Turin 7th June

Tuesday 7th June:  Overcast/sunny and warm in Turin, 18°C to 30°

Turin City Walk: 15k playing tourist around Turin

Accommodation: Inn Vanchiglia Turin


P1050951

Statu of Grimaldi

P1050956

Not many tourists in Turin

P1050959

Time to smell the roses

P1050963

Hanging by teh skin of a rope

P1050965

Local markets sell bullocks hearts

P1050967

Superga church on hill - note - no Muslim woman in photo!!

Cathedral of Turin

Shroud of Turin inside the Church of John the Baptist

A warm day wandering around the streets of Turin, a beautiful city and home to the Juventus soccer team.  Many old buildings, but also much greenery with the River Po winding through the city.  Some tourists, but not crowded.  A rather nasty incident with a muslim woman was not enough to spoil our day.

We're awake at 4am.  It's pitch black and after 2 cups of tea, a cup of coffee and breakfast, it’s 8.30am when we stroll down to the River Po to walk around the path and back to the Station Porta Nuova where there's a Tourist Office.  It's a leisurely 40 minutes walk before we find it, and walk out with a bunch of maps and directions to a few places.  Our first destination is to the trekking and hiking shop Montura, at the bottom end of Via Giovanni Battista Viotti where we've been told by the European Distributor of Jet Boil that we should be able to buy isobutane gas cans.  He was right, and we buy 2 x 100ml gas cans.  
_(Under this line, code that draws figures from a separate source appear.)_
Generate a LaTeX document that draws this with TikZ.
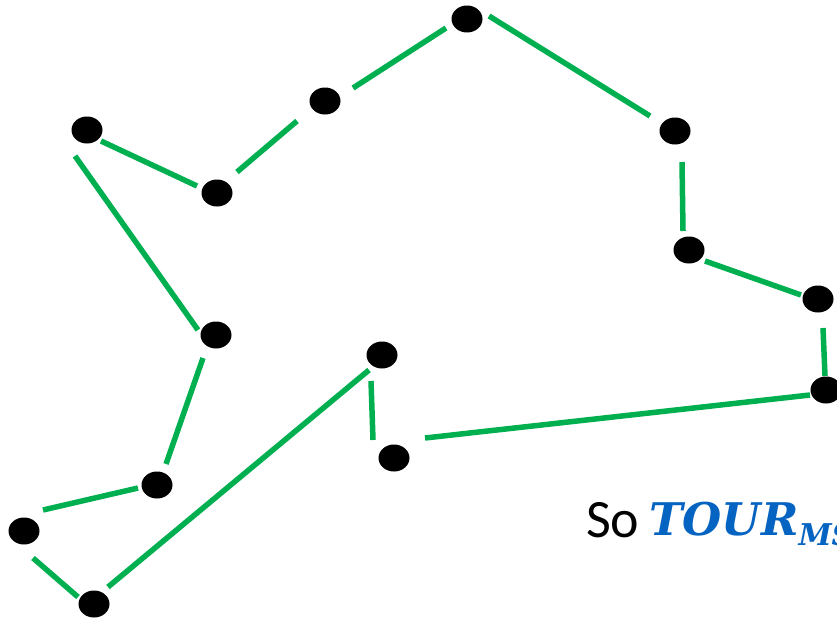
\documentclass[tikz,border=0pt]{standalone}
\usepackage{xcolor}
\usepackage{fontspec}
\setsansfont{Carlito}
\newfontfamily\mstfont{DejaVu Serif}
\usepackage{tikz}
\usetikzlibrary{shapes.geometric, calc}

\definecolor{tourgreen}{RGB}{0,176,80}
\definecolor{mstblue}{RGB}{5,99,193}

\begin{document}
\begin{tikzpicture}[
      x=1pt, y=-1pt,
      city/.style={ellipse, fill=black, minimum width=31pt, minimum height=27pt, inner sep=0pt},
      leg/.style={draw=tourgreen, line width=5.5pt}
    ]
      \clip (0,0) rectangle (837,621);
      \useasboundingbox (0,0) rectangle (837,621);

      \node[city] (c1) at (87,130) {};
      \node[city] (c2) at (217,193) {};
      \node[city] (c3) at (325,101) {};
      \node[city] (c4) at (467,19) {};
      \node[city] (c5) at (675,131) {};
      \node[city] (c6) at (689,250) {};
      \node[city] (c7) at (818,299) {};
      \node[city] (c8) at (826,390) {};
      \node[city] (c9) at (394,458) {};
      \node[city] (c10) at (382,355) {};
      \node[city] (c11) at (94,604) {};
      \node[city] (c12) at (24,531) {};
      \node[city] (c13) at (157,485) {};
      \node[city] (c14) at (216,335) {};

      % the tour: each leg starts and ends a little off its two cities
      \foreach \u/\ux/\uy/\v/\vx/\vy in {
          c1/14/11/c2/-20/-7, c2/20/-21/c3/-28/20, c3/28/-13/c4/-21/9,
          c4/22/-3/c5/-25/-15, c5/7/31/c6/-6/-19, c6/16/11/c7/-17/-4,
          c7/5/29/c8/-1/-14, c8/-16/5/c9/31/-20, c9/-21/-18/c10/-11/26,
          c10/-13/15/c11/14/-17, c11/-16/-7/c12/9/27, c12/19/-21/c13/-19/3,
          c13/9/-21/c14/-13/23, c14/-18/-5/c1/-12/26}
        \draw[leg] ($(\u)+(\ux,\uy)$) -- ($(\v)+(\vx,\vy)$);

      \node[anchor=base west, inner sep=0pt, font=\sffamily\fontsize{54}{60}\selectfont] (so) at (586,537) {So};
      \node[anchor=base west, inner sep=0pt, text=mstblue,
            font=\mstfont\bfseries\itshape\fontsize{45}{50}\selectfont] (tour) at (649,535)
        {TOUR\raisebox{-10pt}{\fontsize{30}{30}\selectfont MST}};
    \end{tikzpicture}
\end{document}
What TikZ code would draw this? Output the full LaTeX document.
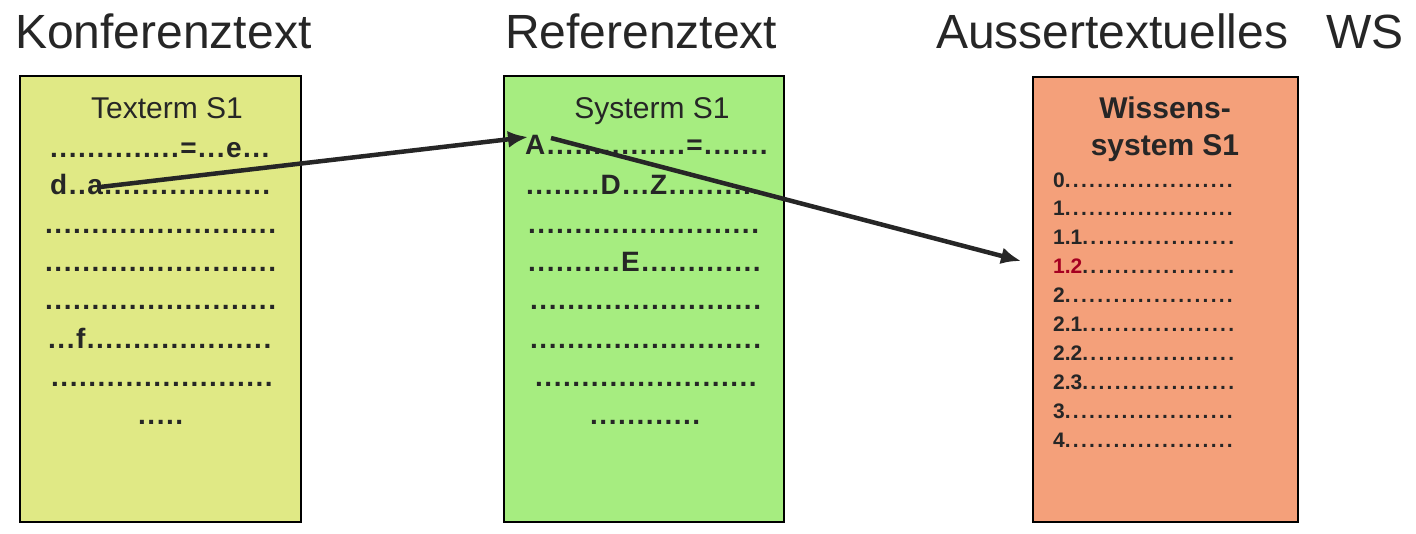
\documentclass[tikz,border=0pt]{standalone}
\usepackage{fontspec}
\setmainfont{Liberation Sans}
\usetikzlibrary{arrows.meta}
\definecolor{ink}{HTML}{262626}
\definecolor{yelfill}{HTML}{E0E985}
\definecolor{grnfill}{HTML}{A6ED80}
\definecolor{orgfill}{HTML}{F4A07A}
\definecolor{darkred}{HTML}{A50021}
\newcommand{\tightnum}[1]{{\addfontfeature{LetterSpace=0}#1}}
\begin{document}
\begin{tikzpicture}[x=1pt,y=-1pt,
  heading/.style={anchor=base west,inner sep=0pt,text=ink,font=\fontsize{48}{56}\selectfont},
  panel/.style={draw=black,line width=1.5pt},
  subhead/.style={anchor=base,inner sep=0pt,text=ink,font=\fontsize{30}{36}\selectfont},
  dotline/.style={anchor=base west,inner sep=0pt,text=ink,font=\bfseries\fontsize{28}{34}\selectfont\addfontfeature{LetterSpace=5.4}},
  wshead/.style={anchor=base,inner sep=0pt,text=ink,font=\bfseries\fontsize{30}{36}\selectfont},
  wsitem/.style={anchor=base west,inner sep=0pt,text=ink,font=\bfseries\fontsize{21}{25}\selectfont\addfontfeature{LetterSpace=10.8}},
  link/.style={draw=ink,line width=4.5pt,-{Latex[length=20pt,width=17pt]}}]
\useasboundingbox (0,0) rectangle (1416,533);
\fill[white] (0,0) rectangle (1416,533);

% headings
\node[heading] (h1) at (15,48) {Konferenztext};
\node[heading] (h2) at (505,48) {Referenztext};
\node[heading] (h3) at (936,48) {Aussertextuelles};
\node[heading] (h4) at (1326,48) {WS};

% panels
\filldraw[panel,fill=yelfill] (20,76) rectangle (301,522);
\filldraw[panel,fill=grnfill] (504,76) rectangle (784,522);
\filldraw[panel,fill=orgfill] (1033,77) rectangle (1298,522);

% left panel
\node[subhead] (t0) at (167,118) {Texterm S1};
\node[dotline] (t1) at (50,157) {..............=...e...};
\node[dotline] (t2) at (50,194) {d..a..................};
\node[dotline] (t3) at (45,233) {.........................};
\node[dotline] (t4) at (45,271) {.........................};
\node[dotline] (t5) at (45,309) {.........................};
\node[dotline] (t6) at (48,348) {...f....................};
\node[dotline] (t7) at (51,386) {........................};
\node[dotline] (t8) at (138,424) {.....};

% middle panel
\node[subhead] (s0) at (652,118) {Systerm S1};
\node[dotline] (s1) at (525,154) {A...............=.......};
\node[dotline] (s2) at (526,194) {........D...Z..........};
\node[dotline] (s3) at (528,233) {.........................};
\node[dotline] (s4) at (528,271) {..........E.............};
\node[dotline] (s5) at (530,309) {.........................};
\node[dotline] (s6) at (530,348) {.........................};
\node[dotline] (s7) at (535,386) {........................};
\node[dotline] (s8) at (590,424) {............};

% right panel
\node[wshead] (w0) at (1165,118) {Wissens-};
\node[wshead] (w1) at (1165,155) {system S1};
\node[wsitem] (i0) at (1053,187.0) {\tightnum{0}.....................};
\node[wsitem] (i1) at (1053,215.9) {\tightnum{1}.....................};
\node[wsitem] (i2) at (1053,244.8) {\tightnum{1.1}...................};
\node[wsitem] (i3) at (1053,273.7) {\tightnum{\textcolor{darkred}{1.2}}...................};
\node[wsitem] (i4) at (1053,302.6) {\tightnum{2}.....................};
\node[wsitem] (i5) at (1053,331.5) {\tightnum{2.1}...................};
\node[wsitem] (i6) at (1053,360.4) {\tightnum{2.2}...................};
\node[wsitem] (i7) at (1053,389.3) {\tightnum{2.3}...................};
\node[wsitem] (i8) at (1053,418.2) {\tightnum{3}.....................};
\node[wsitem] (i9) at (1053,447.1) {\tightnum{4}.....................};

% connectors
\coordinate (aStart) at (100,187);
\coordinate (AEnd) at (528,137);
\coordinate (AStart) at (551,138);
\coordinate (wsEnd) at (1021,261);
\draw[link] (aStart) -- (AEnd);
\draw[link] (AStart) -- (wsEnd);
\end{tikzpicture}
\end{document}
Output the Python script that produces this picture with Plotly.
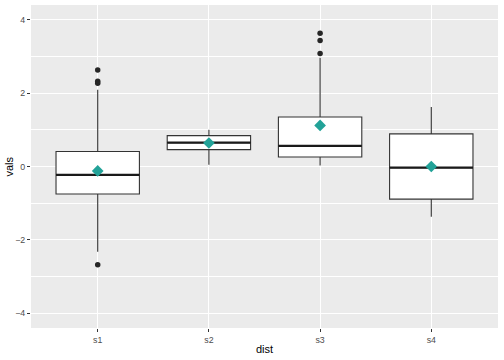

There's only a handful of tourists roaming Turin, mostly home grown Italians.  We wander almost alone, through the streets dotted with statues of Giribaldi and Emanuele, and the Piazzas of Castello and San Carlo, adorned with tables set up by cafe owners.  We stop for a cappuccino at the most un-Italian cafe called Busters.  The Egyptian Museum is top of Trip Advisor's list of things to do, but interesting as it is to some people, we were more interested to take in the sights walking along the River Dora to where it joined the River Po.  There was a park with markets teaming with locals, and next to it, a Carrefours Express where we stopped to buy veggies and a packet of Carnaroli rice to make a risotto tonight. 

Back on the river track, Ian stopped to take a photo of the Basilica di Superga, a church perched high on the hill behind Turin.  It has a chequered history, holding tombs of the Kings of the House of Savoy and was also the site of a plane crash in 1949 that killed 31 people, including the entire Torino football team.  While taking a photo, we had a nasty encounter with a Muslim woman, head wrapped in scarf, who came running across the bridge from where she had been selling fairy floss and windmills to drivers in passing cars.  At first we thought she was trying to sell us her junk, but when she became hysterical and grabbed at Ian's camera, I recalled a similar story told by Susie, my sister-in-law, about how Muslim woman don't like having their photos taken, and I quickly warned Ian to hold on to his camera.  He showed her the one photo he had taken, which didn't include her, just the church, but she frantically insisted on seeing all the photos and grabbed the camera.  In a bit of a shoving scuffle, Ian pulled back the camera, as she looked like she was going to chuck it in the river.  We briskly walked away holding the camera tightly, while she made hurried phone calls - brother? Isis? Police? husband?  We didn’t hang around to find out.  

At 1.30pm we're back in our apartment having bread, cheese and tomatoes, with a red wine and a beer to settle the nerves.  Ian was rattled.  It's not his style to be confrontational.  Tomorrow we want to walk the 16k return trip to the Superga but we'll be looking for a different bridge to cross to avoid another close encounter of the third kind.  A restful afternoon listening to a thunderstorm outside whilst sorting photos and reading up on Turin.  Turin was Italy's first capital city in 1861 and was home to the House of Savoy, Italy's royal family.  It is the home of the Shroud of Turin, the football teams Juventus F.C. and Torino F.C., and FIAT, Alfa Romeo and Lancia.  It was also host of the 2006 Winter Olympics. 

It's 5pm and before dinner, we walk to the Church where the Shroud of Turin is kept, through a sea of locals socialising in the cafes and bars.  The Cathedral of Turin is spectacular, and inside there's just one other person peering into the glass cased chapel housing the Shroud.  A leisurely walk back via La Mole, where Donna and Milton are staying tomorrow.  Donna's been keeping me up to date on their exploits on non-existent buses and strike-bound trains, as they try to get to Briancon.  Their last ETA was midnight!! Dinner is mushroom risotto with Carnaroli rice, with an Italian side salad, with a Barbera d'Asti red wine and Menabrea beer. Time for a quick blog and recap of the day before a Cointreau and bed.